One of the best ways to assess a company’s valuation, though, is through a reverse discounted cash flow analysis. To do that, we can start by noting that SEA Limited has a 19% free cash flow margin, meaning it generated about $3.2 billion in free cash flow over the past year. To justify its current stock price, how much does that free cash flow need to grow each year?
The answer is that it really only needs to grow around 10-11% annually. Honestly, I believe that over the next 10 years, SEA Limited could achieve a higher free cash flow margin, possibly around 25%. In that case, the company would generate around $4.2 billion in free cash flow, and its revenue would only need to grow at about 6-7% per year.

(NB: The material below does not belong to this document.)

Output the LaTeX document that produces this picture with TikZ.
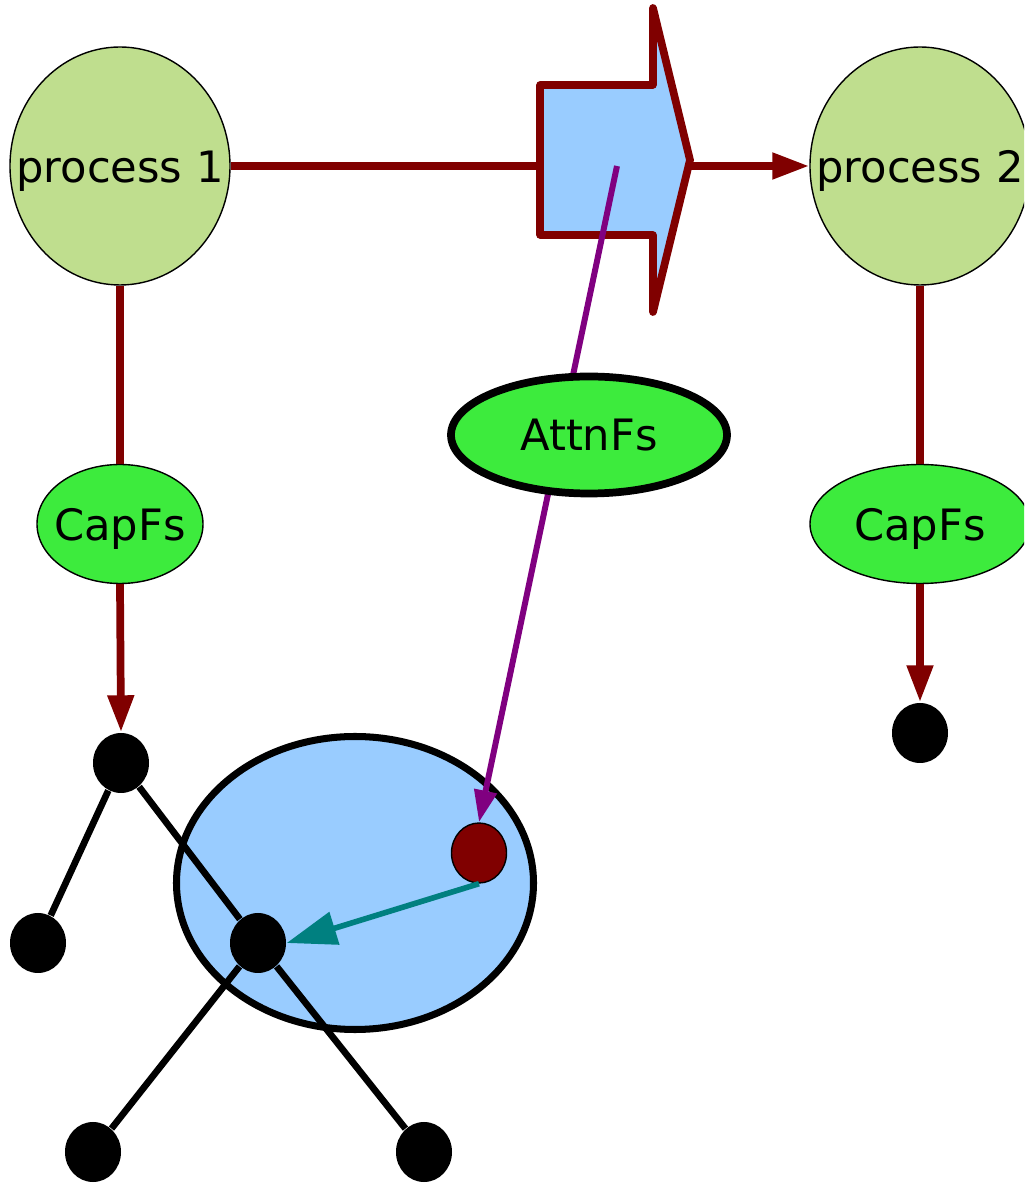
\documentclass[tikz,border=0pt]{standalone}
\usepackage{fontspec}
\setmainfont{DejaVu Sans}
\usepackage{tikz}
\usetikzlibrary{shapes.geometric,arrows.meta}
\definecolor{procgreen}{HTML}{BFDE8E}
\definecolor{capgreen}{HTML}{3DEB3D}
\definecolor{lightblue}{HTML}{99CCFF}
\definecolor{darkred}{HTML}{800000}
\definecolor{attnpurple}{HTML}{800080}
\definecolor{tealarrow}{HTML}{008080}

\begin{document}
\begin{tikzpicture}[
    font=\fontsize{12.3}{14}\selectfont,
    proc/.style={ellipse,draw=black,line width=0.4pt,fill=procgreen,inner sep=0pt,minimum width=2.2cm,minimum height=2.38cm},
    capfs/.style={ellipse,draw=black,line width=0.4pt,fill=capgreen,inner sep=0pt,minimum height=1.19cm},
    leaf/.style={ellipse,fill=black,inner sep=0pt,minimum width=0.56cm,minimum height=0.6cm},
    flow/.style={darkred,line width=2.2pt},
    flowarrow/.style={flow,-{Triangle[length=0.37cm,width=0.25cm]}},
    edge/.style={black,line width=1.9pt},
    lab/.style={yshift=-0.05cm}
]
    \clip (0,0) rectangle (10.24,11.83);
    % processes and their capabilities
    \node[proc,label={[lab]center:process 1}] (P1) at (1.20,10.17) {};
    \node[proc,label={[lab]center:process 2}] (P2) at (9.20,10.17) {};
    \node[capfs,minimum width=1.66cm,label={[lab]center:CapFs}] (C1) at (1.20,6.59) {};
    \node[capfs,minimum width=2.2cm,label={[lab]center:CapFs}] (C2) at (9.20,6.59) {};
    % object graph
    \node[ellipse,draw=black,line width=2pt,fill=lightblue,minimum width=3.57cm,minimum height=2.93cm] (R) at (3.55,3.00) {};
    \node[leaf] (T1) at (1.21,4.20) {};
    \node[leaf] (T2) at (0.38,2.40) {};
    \node[leaf] (T3) at (2.58,2.40) {};
    \node[leaf] (T4) at (0.93,0.31) {};
    \node[leaf] (T5) at (4.24,0.31) {};
    \node[leaf] (T6) at (9.20,4.50) {};
    \node[ellipse,draw=black,line width=0.4pt,fill=darkred,inner sep=0pt,minimum width=0.55cm,minimum height=0.6cm] (RD) at (4.79,3.30) {};
    \draw[edge] (T1)--(T2);
    \draw[edge] (T1)--(T3);
    \draw[edge] (T3)--(T4);
    \draw[edge] (T3)--(T5);
    % message
    \draw[darkred,line width=2.2pt,line join=round,fill=lightblue]
        (5.40,9.48)--(5.40,10.98)--(6.53,10.98)--(6.53,11.75)--(6.90,10.23)--(6.53,8.71)--(6.53,9.48)--cycle;
    \coordinate (M1) at (5.40,10.17);
    \coordinate (M2) at (6.90,10.17);
    \coordinate (M3) at (6.17,10.17);
    \draw[flow] (P1.east)--(M1);
    \draw[flowarrow] (M2)--(P2.west);
    \draw[flow] (P1.south)--(C1.north);
    \draw[flowarrow] (C1.south)--(T1.north);
    \draw[flow] (P2.south)--(C2.north);
    \draw[flowarrow] (C2.south)--(T6.north);
    \draw[attnpurple,line width=1.7pt,-{Triangle[length=0.32cm,width=0.22cm]}] (M3)--(RD.north);
    \node[ellipse,draw=black,line width=2.2pt,fill=capgreen,inner sep=0pt,minimum width=2.76cm,minimum height=1.17cm] (A) at (5.89,7.48) {AttnFs};
    \draw[tealarrow,line width=1.6pt,-{Triangle[length=0.5cm,width=0.33cm]}] (RD.south)--(T3.east);
\end{tikzpicture}
\end{document}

Analysts are currently projecting 22% revenue growth for this year and 15% for the next, so the outlook is quite promising.
Disclaimer: I want to make it clear that I am not a financial advisor, and nothing I say is intended to be a recommendation to buy or sell any financial instrument. Additionally, it's important to remember that there are no guarantees or certainties in trading or investing, and you should never invest money that you can't afford to lose.